Difference between yield farming and staking

Let us try to understand the difference between these two token models, which might look the same yet different.

Difference between yield farming and staking

 

In yield farming, the user will lend the cryptocurrencies to a decentralized exchange, and in return, they will have a portion of platform fees paid for by the token swappers who access the liquidity. For instance, a trader must pay a fee to swap Ethereum (ETH) for Dai (DAI) using the DEX. Depending on how much liquidity they contribute to the pool, the liquidity providers or those who lent their crypto receive a portion of this charge. The benefits increase as more capital is contributed to the liquidity pool.

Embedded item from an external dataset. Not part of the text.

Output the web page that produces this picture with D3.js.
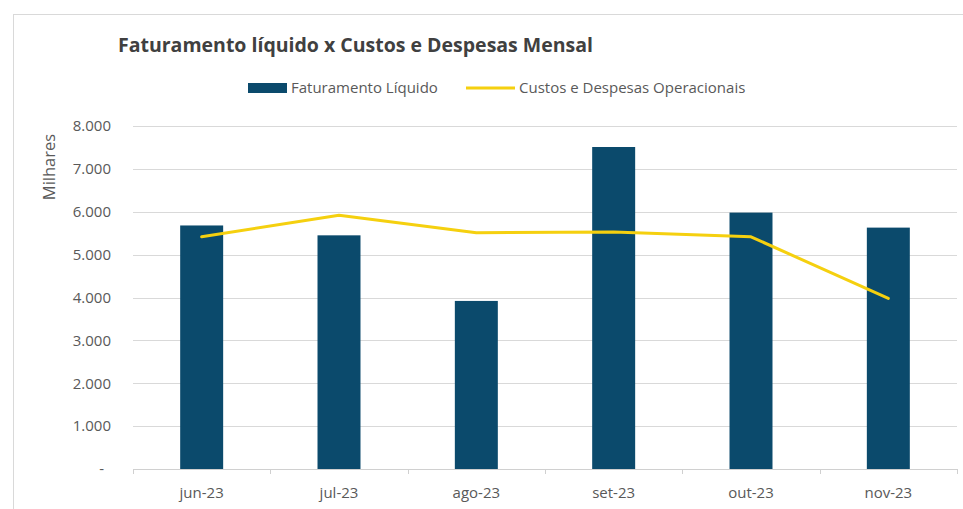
<!DOCTYPE html>
<meta charset='utf-8'>
<title>Faturamento x Custos</title>
<style>
body {
  margin: 0;
  background-color: #fff;
}
text {
  font-family: "Open Sans", "Noto Sans", sans-serif;
  fill: #595959;
}
</style>
<svg width="963" height="509"></svg>
<script src="https://d3js.org/d3.v7.min.js"></script>
<script>

// data (milhares)
var months = ["jun-23", "jul-23", "ago-23", "set-23", "out-23", "nov-23"];
var faturamento = [5680, 5450, 3920, 7510, 5980, 5630];
var custos = [5415, 5920, 5510, 5530, 5415, 3980];
var yTicks = [0, 1000, 2000, 3000, 4000, 5000, 6000, 7000, 8000];

var svg = d3.select("svg");

var margin = {left: 133, right: 6, top: 126, bottom: 40};
var width = 963 - margin.left - margin.right,
    height = 509 - margin.top - margin.bottom;

// chart frame
svg.append("rect")
    .attr("x", 13.5)
    .attr("y", 14.5)
    .attr("width", 980)
    .attr("height", 520)
    .attr("fill", "#fff")
    .attr("stroke", "#d9d9d9");

var x = d3.scaleBand()
    .domain(months)
    .range([0, width])
    .paddingInner(0.687)
    .paddingOuter(0.3435);

var xEdge = d3.scaleLinear()
    .domain([0, months.length])
    .range([0, width]);

var y = d3.scaleLinear()
    .domain([0, 8000])
    .range([height, 0]);

var g = svg.append("g")
    .attr("transform", "translate(" + margin.left + "," + margin.top + ")");

// gridlines
g.selectAll(".grid")
    .data(yTicks.slice(1))
  .enter().append("line")
    .attr("class", "grid")
    .attr("x1", 0)
    .attr("x2", width)
    .attr("y1", function(d) { return Math.round(y(d)) + 0.5; })
    .attr("y2", function(d) { return Math.round(y(d)) + 0.5; })
    .attr("stroke", "#d9d9d9")
    .attr("stroke-width", 1);

// y labels
var fmt = function(d) { return d === 0 ? "-" : d3.format(",")(d).replace(/,/g, "."); };
g.selectAll(".ylab")
    .data(yTicks)
  .enter().append("text")
    .attr("class", "ylab")
    .attr("x", d => d === 0 ? -29 : -22)
    .attr("y", d => y(d))
    .attr("dy", "0.35em")
    .attr("text-anchor", "end")
    .style("font-size", "15px")
    .text(fmt);

// bars
g.selectAll(".bar")
    .data(faturamento)
  .enter().append("rect")
    .attr("class", "bar")
    .attr("x", function(d, i) { return x(months[i]); })
    .attr("width", x.bandwidth())
    .attr("y", function(d) { return y(d); })
    .attr("height", function(d) { return height - y(d); })
    .attr("fill", "#0b4a6c");

// baseline + ticks
g.append("line")
    .attr("x1", 0).attr("x2", width)
    .attr("y1", height + 0.5).attr("y2", height + 0.5)
    .attr("stroke", "#d0d0d0");

g.selectAll(".tick")
    .data(d3.range(months.length + 1))
  .enter().append("line")
    .attr("x1", d => Math.round(xEdge(d)) + 0.5)
    .attr("x2", d => Math.round(xEdge(d)) + 0.5)
    .attr("y1", height)
    .attr("y2", height + 5)
    .attr("stroke", "#d0d0d0");

// x labels
g.selectAll(".xlab")
    .data(months)
  .enter().append("text")
    .attr("x", d => x(d) + x.bandwidth() / 2)
    .attr("y", height + 24)
    .attr("dy", "0.35em")
    .attr("text-anchor", "middle")
    .style("font-size", "15px")
    .text(d => d);

// line
var line = d3.line()
    .x(function(d, i) { return x(months[i]) + x.bandwidth() / 2; })
    .y(function(d) { return y(d); });

g.append("path")
    .datum(custos)
    .attr("d", line)
    .attr("fill", "none")
    .attr("stroke", "#f5d00f")
    .attr("stroke-width", 3)
    .attr("stroke-linejoin", "round")
    .attr("stroke-linecap", "round");

// axis title
svg.append("text")
    .attr("transform", "translate(55,167) rotate(-90)")
    .attr("text-anchor", "middle")
    .style("font-size", "16.5px")
    .text("Milhares");

// title
svg.append("text")
    .attr("x", 118)
    .attr("y", 52)
    .style("font-size", "19.5px")
    .style("font-weight", "bold")
    .style("fill", "#404040")
    .text("Faturamento líquido x Custos e Despesas Mensal");

// legend
var legend = svg.append("g");
legend.append("rect")
    .attr("x", 248).attr("y", 83)
    .attr("width", 39).attr("height", 10)
    .attr("fill", "#0b4a6c");
legend.append("text")
    .attr("x", 291).attr("y", 88)
    .attr("dy", "0.35em")
    .style("font-size", "15px")
    .text("Faturamento Líquido");
legend.append("line")
    .attr("x1", 466).attr("x2", 515)
    .attr("y1", 88).attr("y2", 88)
    .attr("stroke", "#f5d00f")
    .attr("stroke-width", 3);
legend.append("text")
    .attr("x", 519).attr("y", 88)
    .attr("dy", "0.35em")
    .style("font-size", "15px")
    .text("Custos e Despesas Operacionais");

</script>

Blockchain networks that employ the proof of stake (PoS) consensus algorithm are used for staking. While waiting for block rewards, investors receive interest on their deposits while waiting for the distribution of block rewards. Unlike the proof-of-work (PoW) mechanism, Proof-of-stake (PoS) blockchains consume less energy since they don’t need a lot of computer power to validate new blocks. Instead, a PoS blockchain uses nodes or servers that process transactions to confirm transactions and serve as checkpoints. Users on the network, known as “validators,” set up nodes chosen randomly to sign blocks and are rewarded for doing so.

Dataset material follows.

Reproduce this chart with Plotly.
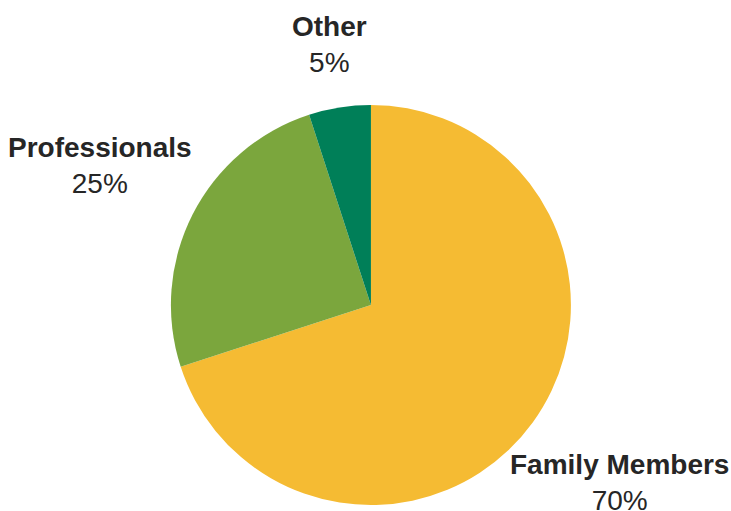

The exchange will take care of the node setup. Thus, investors don’t have to worry about it. Both models have their own unique benefits and risks. For short-term investments, staking seems a good option since it gives us immediate steady profit during the transaction validation process.

There is no locking up of funds in this model; hence there is a possibility to generate a very high amount of APY compared to staking. Considering both models’ pros and cons, it is important to remember that a proper investment strategy, better implementation, and a little luck are inevitable to reap high profits.

So let us see some of the top platforms in this domain.

Top yield farming crypto platforms

Top Yield Farming Crypto Platforms

DeFi Swap – Highest APY Yield Farming Platform

Defi Swap is a cryptocurrency exchange platform that was launched in 2022. This platform has been gaining a lot of attention as it offers an impressively high APY return of about 75% if you would farm for a year and a 30% APY return if you would farm for 30 days. Staking is done primarily using the native token  DeFi Coin (DEFC). Provided there is a commission for both farming and staking.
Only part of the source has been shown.